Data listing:

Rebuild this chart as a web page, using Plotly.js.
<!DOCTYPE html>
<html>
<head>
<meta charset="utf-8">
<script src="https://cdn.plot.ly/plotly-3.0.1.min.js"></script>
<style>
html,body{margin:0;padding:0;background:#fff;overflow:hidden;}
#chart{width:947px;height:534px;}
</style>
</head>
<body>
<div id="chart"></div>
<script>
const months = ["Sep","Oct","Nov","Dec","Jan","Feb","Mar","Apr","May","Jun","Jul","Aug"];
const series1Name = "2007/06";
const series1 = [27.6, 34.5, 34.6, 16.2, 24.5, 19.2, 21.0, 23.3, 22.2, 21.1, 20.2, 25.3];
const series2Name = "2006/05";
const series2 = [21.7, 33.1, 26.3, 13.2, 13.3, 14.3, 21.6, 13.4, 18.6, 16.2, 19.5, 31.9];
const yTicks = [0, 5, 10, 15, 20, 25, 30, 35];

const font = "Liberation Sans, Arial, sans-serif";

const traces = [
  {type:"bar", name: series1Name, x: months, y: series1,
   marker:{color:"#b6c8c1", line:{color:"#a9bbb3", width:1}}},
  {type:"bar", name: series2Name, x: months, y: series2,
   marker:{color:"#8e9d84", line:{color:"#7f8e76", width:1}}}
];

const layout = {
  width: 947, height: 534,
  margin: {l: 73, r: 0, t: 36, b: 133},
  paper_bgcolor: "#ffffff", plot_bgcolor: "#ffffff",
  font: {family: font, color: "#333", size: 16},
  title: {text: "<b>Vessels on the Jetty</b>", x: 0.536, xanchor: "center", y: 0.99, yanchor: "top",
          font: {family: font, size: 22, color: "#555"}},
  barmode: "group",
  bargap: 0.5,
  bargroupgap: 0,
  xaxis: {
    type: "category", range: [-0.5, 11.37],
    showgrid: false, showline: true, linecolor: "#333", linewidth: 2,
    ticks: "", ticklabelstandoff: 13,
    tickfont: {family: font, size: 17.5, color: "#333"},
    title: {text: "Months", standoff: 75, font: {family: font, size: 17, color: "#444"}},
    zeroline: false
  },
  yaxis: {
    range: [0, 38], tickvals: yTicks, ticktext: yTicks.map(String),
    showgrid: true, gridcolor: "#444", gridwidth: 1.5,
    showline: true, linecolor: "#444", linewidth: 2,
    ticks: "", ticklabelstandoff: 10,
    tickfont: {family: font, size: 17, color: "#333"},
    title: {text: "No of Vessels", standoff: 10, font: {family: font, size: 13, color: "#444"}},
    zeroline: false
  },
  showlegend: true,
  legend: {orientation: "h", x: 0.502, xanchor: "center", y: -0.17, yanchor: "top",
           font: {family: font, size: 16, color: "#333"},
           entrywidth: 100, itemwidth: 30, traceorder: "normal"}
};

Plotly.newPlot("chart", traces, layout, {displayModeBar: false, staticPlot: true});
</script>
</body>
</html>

--

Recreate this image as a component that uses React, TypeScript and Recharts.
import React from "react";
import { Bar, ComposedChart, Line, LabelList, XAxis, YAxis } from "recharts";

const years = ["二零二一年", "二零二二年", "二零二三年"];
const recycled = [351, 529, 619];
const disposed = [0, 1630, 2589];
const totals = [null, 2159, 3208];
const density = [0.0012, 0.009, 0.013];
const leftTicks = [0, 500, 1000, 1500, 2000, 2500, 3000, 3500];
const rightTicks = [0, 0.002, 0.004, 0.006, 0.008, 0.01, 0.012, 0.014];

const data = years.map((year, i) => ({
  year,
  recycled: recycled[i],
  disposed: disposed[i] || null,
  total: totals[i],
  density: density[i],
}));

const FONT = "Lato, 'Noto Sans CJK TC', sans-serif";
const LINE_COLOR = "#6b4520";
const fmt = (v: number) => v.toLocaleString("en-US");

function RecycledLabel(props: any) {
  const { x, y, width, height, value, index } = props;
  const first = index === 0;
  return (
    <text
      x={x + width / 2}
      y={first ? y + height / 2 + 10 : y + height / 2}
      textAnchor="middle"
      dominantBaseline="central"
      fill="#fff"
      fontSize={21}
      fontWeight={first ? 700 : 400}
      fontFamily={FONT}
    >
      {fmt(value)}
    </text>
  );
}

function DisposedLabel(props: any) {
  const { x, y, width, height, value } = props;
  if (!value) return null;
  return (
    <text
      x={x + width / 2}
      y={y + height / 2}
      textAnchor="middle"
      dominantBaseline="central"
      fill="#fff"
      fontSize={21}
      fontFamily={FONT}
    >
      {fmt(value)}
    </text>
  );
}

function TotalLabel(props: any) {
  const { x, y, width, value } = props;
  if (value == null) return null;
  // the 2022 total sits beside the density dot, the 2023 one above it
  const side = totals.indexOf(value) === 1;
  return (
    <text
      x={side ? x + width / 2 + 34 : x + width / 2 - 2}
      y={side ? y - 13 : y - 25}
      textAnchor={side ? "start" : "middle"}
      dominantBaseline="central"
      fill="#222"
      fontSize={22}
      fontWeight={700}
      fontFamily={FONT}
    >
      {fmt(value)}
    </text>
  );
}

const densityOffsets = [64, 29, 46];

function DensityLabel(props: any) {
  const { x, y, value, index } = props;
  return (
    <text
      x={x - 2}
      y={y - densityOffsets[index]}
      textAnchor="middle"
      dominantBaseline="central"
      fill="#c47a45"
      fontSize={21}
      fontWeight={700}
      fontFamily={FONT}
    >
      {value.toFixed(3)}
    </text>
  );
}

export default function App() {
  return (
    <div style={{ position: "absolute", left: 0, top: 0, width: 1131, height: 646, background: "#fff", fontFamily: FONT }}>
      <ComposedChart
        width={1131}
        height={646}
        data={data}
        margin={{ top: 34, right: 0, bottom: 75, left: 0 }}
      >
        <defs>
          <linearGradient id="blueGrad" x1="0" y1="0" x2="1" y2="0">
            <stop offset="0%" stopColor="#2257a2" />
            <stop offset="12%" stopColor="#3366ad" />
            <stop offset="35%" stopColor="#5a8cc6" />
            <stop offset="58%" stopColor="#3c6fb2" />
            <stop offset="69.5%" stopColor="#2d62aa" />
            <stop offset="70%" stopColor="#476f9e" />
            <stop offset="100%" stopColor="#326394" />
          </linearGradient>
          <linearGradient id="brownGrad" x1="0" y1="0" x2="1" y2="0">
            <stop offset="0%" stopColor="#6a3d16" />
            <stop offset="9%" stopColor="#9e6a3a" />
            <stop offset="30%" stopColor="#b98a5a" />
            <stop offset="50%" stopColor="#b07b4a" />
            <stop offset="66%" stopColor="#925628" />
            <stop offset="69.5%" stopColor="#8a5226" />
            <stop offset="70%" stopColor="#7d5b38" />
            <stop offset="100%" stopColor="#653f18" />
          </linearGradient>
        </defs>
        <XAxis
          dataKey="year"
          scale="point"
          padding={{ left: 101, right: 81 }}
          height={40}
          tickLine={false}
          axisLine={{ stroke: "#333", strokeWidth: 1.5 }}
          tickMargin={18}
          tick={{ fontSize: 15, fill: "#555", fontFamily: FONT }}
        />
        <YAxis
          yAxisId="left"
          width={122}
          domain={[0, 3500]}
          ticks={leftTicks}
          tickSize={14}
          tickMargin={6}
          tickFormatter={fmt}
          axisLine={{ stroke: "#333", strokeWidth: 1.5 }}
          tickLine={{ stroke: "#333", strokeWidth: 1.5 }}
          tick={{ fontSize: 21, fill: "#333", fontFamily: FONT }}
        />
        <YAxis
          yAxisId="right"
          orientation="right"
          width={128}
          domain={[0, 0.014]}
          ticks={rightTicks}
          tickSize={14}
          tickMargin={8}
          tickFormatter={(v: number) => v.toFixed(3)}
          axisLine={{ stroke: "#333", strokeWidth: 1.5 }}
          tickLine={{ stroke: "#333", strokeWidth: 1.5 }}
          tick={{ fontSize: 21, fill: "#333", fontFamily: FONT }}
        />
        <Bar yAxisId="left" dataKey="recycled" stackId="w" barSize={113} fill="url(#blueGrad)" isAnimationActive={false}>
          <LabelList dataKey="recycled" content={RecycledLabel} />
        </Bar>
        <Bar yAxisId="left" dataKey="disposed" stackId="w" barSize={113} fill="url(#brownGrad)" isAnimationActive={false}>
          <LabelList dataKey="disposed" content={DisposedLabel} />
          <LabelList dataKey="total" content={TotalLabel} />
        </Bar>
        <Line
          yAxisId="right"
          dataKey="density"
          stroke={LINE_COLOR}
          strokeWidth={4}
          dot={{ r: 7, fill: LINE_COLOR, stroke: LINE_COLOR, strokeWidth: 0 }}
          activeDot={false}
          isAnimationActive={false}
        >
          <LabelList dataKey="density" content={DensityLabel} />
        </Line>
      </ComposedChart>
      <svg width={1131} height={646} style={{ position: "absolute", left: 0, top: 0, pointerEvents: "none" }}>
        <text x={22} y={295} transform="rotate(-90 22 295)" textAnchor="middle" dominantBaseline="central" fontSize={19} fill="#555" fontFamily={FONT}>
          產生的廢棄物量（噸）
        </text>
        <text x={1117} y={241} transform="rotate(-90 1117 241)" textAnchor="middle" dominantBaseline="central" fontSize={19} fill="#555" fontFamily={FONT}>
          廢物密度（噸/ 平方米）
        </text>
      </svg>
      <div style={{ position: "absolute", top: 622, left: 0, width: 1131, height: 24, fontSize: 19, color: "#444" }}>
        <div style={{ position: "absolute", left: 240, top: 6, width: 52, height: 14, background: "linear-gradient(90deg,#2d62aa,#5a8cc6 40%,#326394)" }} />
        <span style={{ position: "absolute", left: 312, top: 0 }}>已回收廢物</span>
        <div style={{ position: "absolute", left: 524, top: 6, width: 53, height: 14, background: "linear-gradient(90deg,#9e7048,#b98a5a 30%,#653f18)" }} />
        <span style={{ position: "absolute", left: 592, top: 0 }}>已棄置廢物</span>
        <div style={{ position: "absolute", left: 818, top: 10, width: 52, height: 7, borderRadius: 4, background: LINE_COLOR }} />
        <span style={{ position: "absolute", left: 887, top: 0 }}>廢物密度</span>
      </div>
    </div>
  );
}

▶ **The task**
This exercise asks for the lines from the line with "Recreate this image" to the line with "0.01, 0.012, 0.014];", both lines included, set down exactly and with nothing else.

▶ **Written reply**
Recreate this image as a component that uses React, TypeScript and Recharts.
import React from "react";
import { Bar, ComposedChart, Line, LabelList, XAxis, YAxis } from "recharts";

const years = ["二零二一年", "二零二二年", "二零二三年"];
const recycled = [351, 529, 619];
const disposed = [0, 1630, 2589];
const totals = [null, 2159, 3208];
const density = [0.0012, 0.009, 0.013];
const leftTicks = [0, 500, 1000, 1500, 2000, 2500, 3000, 3500];
const rightTicks = [0, 0.002, 0.004, 0.006, 0.008, 0.01, 0.012, 0.014];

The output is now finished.